Mrs. Aditi Patil Reasearch Associate at Prabhudas Lilladher.
- Cross currency headwinds of 100-200bps QoQ to impact USD revenue growth.
- Margins to decline ~100-200bps QoQ led by wage hikes, higher retention costs and increased travel costs.
- Key things to monitor for Q1FY23E - 1) impact of weak macro environment on deal pipeline & tech budgets and 2) commentary on hiring and attrition.

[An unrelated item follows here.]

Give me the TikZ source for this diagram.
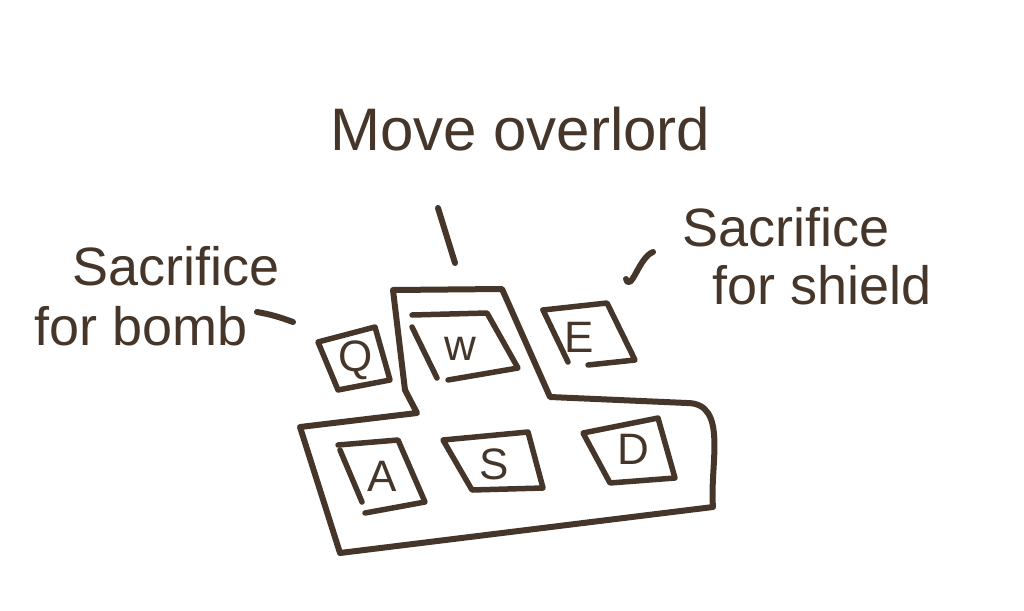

We estimate healthy revenue growth of 2.7-4.5% QoQ CC (avg: 3.4%) for Tier-1 and 2.5-5.8% QoQ CC (avg: 3.7%) for Tier-2. However, USD revenue growth will be lower due to cross currency headwinds of 100-200bps QoQ. We anticipate margins to decline by 100-200bps QoQ led by wage increments, higher retention costs, increased travel costs and drop in utilization levels. We expect healthy deal wins in Q1. Further management may reiterate strength in near term demand. We expect Infy and HCLT to maintain their revenue and margin guidance for FY23. Commentary on health of consumer facing verticals and reprioritization of client spends would be key points to monitor.
We shift from DCF based valuation to PE multiple based relative valuation and tune our target multiples factoring risk of slowdown in technology spends, given worsening global macro. We reduced our revenue estimates by 3-5% baking in moderation in IT demand. We prefer INFY & TCS among Tier 1 given strong growth momentum on a high base and best in class operating metrics. Among Tier-2 we prefer Coforge, Mindtree & LTI.